Here's what I'm trying to say, kids: when you open yourself up to the plant spirits, you can't go through the world the way you did before. In the way that becoming a parent suddenly makes every news story about children more personal, because it could be your child, so too does the bond you are forging with the plants connect you to something else. When you become an herbalist, you are connected to something older, deeper, and wiser than that which we think we understand about life and how things work. Your definition of friends and family changes and expands. You are far more in tune with the true interconnection of life. Plants give us so very much - their blossoms, leaves, stems, their very roots - and ask for so little in return. They give us the oxygen we breathe and we in turn give them the carbon dioxide they need to survive as well. We are inextricably interconnected in a way the average person doesn't think about, but to an herbalist, that connection is profound.

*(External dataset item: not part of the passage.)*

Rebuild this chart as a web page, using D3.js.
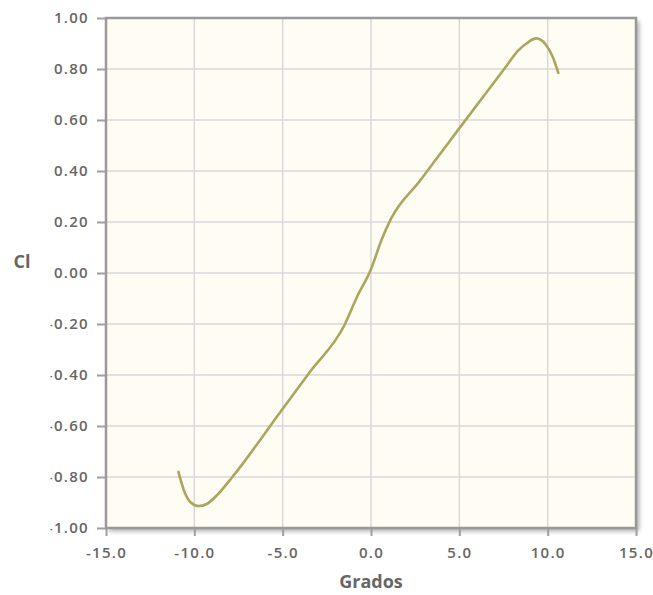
<!DOCTYPE html>
<html>
<head>
<meta charset="utf-8">
<script src="https://cdn.jsdelivr.net/npm/d3@7"></script>
<style>
  html, body { margin: 0; padding: 0; background: #ffffff; }
  svg text { font-family: "Open Sans", "DejaVu Sans", sans-serif; }
</style>
</head>
<body>
<svg id="chart" width="653" height="595"></svg>
<script>
// Lift coefficient vs. angle of attack
const grados = [-10.9, -10.55, -10.2, -9.75, -9.3, -8.7, -7.85, -5.1, -3.45, -1.5, -0.8, 0.0, 0.6, 1.15, 2.75, 5.05, 7.1, 7.7, 8.3, 8.8, 9.35, 9.9, 10.3, 10.6];
const cl     = [-0.78, -0.86, -0.90, -0.914, -0.906, -0.87, -0.80, -0.542, -0.387, -0.204, -0.095, 0.015, 0.13, 0.215, 0.36, 0.572, 0.76, 0.815, 0.87, 0.90, 0.92, 0.895, 0.845, 0.785];

const xTicks = [-15, -10, -5, 0, 5, 10, 15];
const yTicks = [-1.0, -0.8, -0.6, -0.4, -0.2, 0.0, 0.2, 0.4, 0.6, 0.8, 1.0];

const svg = d3.select("#chart");
const plot = { left: 106, top: 18, right: 636, bottom: 528 };

const x = d3.scaleLinear().domain([-15, 15]).range([plot.left, plot.right]);
const y = d3.scaleLinear().domain([-1, 1]).range([plot.bottom, plot.top]);

const defs = svg.append("defs");
const shadow = defs.append("filter").attr("id", "shadow")
  .attr("x", "-5%").attr("y", "-5%").attr("width", "115%").attr("height", "115%");
shadow.append("feGaussianBlur").attr("in", "SourceAlpha").attr("stdDeviation", 2.5);
shadow.append("feOffset").attr("dx", 3).attr("dy", 3).attr("result", "off");
shadow.append("feComponentTransfer").append("feFuncA").attr("type", "linear").attr("slope", 0.35);
const merge = shadow.append("feMerge");
merge.append("feMergeNode");
merge.append("feMergeNode").attr("in", "SourceGraphic");

// left labels are cut at the page margin
defs.append("clipPath").attr("id", "labelClip")
  .append("rect").attr("x", 50.5).attr("y", 0).attr("width", 603).attr("height", 595);

// plot background with shadow
svg.append("rect")
  .attr("x", plot.left).attr("y", plot.top)
  .attr("width", plot.right - plot.left).attr("height", plot.bottom - plot.top)
  .attr("fill", "#fefcf3")
  .attr("filter", "url(#shadow)");

// grid
const grid = svg.append("g").attr("stroke", "#d9d9d9").attr("stroke-width", 1.5);
grid.selectAll(".gx").data(xTicks.slice(1, -1)).join("line")
  .attr("x1", d => x(d)).attr("x2", d => x(d))
  .attr("y1", plot.top).attr("y2", plot.bottom);
grid.selectAll(".gy").data(yTicks.slice(1, -1)).join("line")
  .attr("x1", plot.left).attr("x2", plot.right)
  .attr("y1", d => y(d)).attr("y2", d => y(d));

// axes
const fmtY = d3.format(".2f");
const fmtX = d3.format(".1f");
const labelStyle = sel => sel
  .attr("fill", "#666").attr("font-size", 15).attr("font-weight", 600)
  .style("letter-spacing", "1.3px");

const yAxis = svg.append("g").attr("clip-path", "url(#labelClip)")
  .append("g")
  .attr("transform", `translate(${plot.left},0)`)
  .call(d3.axisLeft(y).tickValues(yTicks).tickFormat(d => fmtY(d).replace("−", "-")).tickSize(9).tickPadding(8));
yAxis.select(".domain").remove();
yAxis.selectAll("line").attr("stroke", "#a0a0a0").attr("stroke-width", 2);
yAxis.selectAll("text").call(labelStyle);

const xAxis = svg.append("g")
  .attr("transform", `translate(0,${plot.bottom})`)
  .call(d3.axisBottom(x).tickValues(xTicks).tickFormat(d => fmtX(d).replace("−", "-")).tickSize(8).tickPadding(11));
xAxis.select(".domain").remove();
xAxis.selectAll("line").attr("stroke", "#a0a0a0").attr("stroke-width", 2);
xAxis.selectAll("text").call(labelStyle);

// plot border
svg.append("rect")
  .attr("x", plot.left).attr("y", plot.top)
  .attr("width", plot.right - plot.left).attr("height", plot.bottom - plot.top)
  .attr("fill", "none").attr("stroke", "#999").attr("stroke-width", 2.5);

// curve
const line = d3.line()
  .x((d, i) => x(grados[i]))
  .y((d, i) => y(cl[i]))
  .curve(d3.curveMonotoneX);

svg.append("path")
  .datum(cl)
  .attr("d", line)
  .attr("fill", "none")
  .attr("stroke", "#aca55e")
  .attr("stroke-width", 2.6)
  .attr("stroke-linejoin", "round")
  .attr("stroke-linecap", "round");

// axis titles
svg.append("text")
  .attr("x", (plot.left + plot.right) / 2).attr("y", 588)
  .attr("text-anchor", "middle")
  .attr("fill", "#666").attr("font-size", 18).attr("font-weight", 700)
  .text("Grados");

svg.append("text")
  .attr("x", 22).attr("y", 268)
  .attr("text-anchor", "middle")
  .attr("fill", "#666").attr("font-size", 18).attr("font-weight", 700)
  .text("Cl");
</script>
</body>
</html>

Leaving these plants behind, which had given me so much, is a deeply painful loss which took me by surprise. The night before the closing, I went to all the plants that were visible to say a private goodbye and to thank them for their love, lessons and support. When I got to the dogwood in our backyard, I couldn't help myself. I threw my arms around it and wept. Together we had fought hard to keep that tree from dying and it was thriving beautifully. I hope the new owners will use the phone number of the lovely man who helped save our tree so that it can continue to blossom and thrive.
My new home has two apple trees and a beautiful willow tree. I am eagerly awaiting this growing season to see who else lives here. This is the part about renewal and new beginnings: there will be new relationships to forge and when I leave here, I'm sure there will be another painful parting. I hope I will be better prepared for it this time. Herbalism is not for the faint of heart, kids. You've been warned.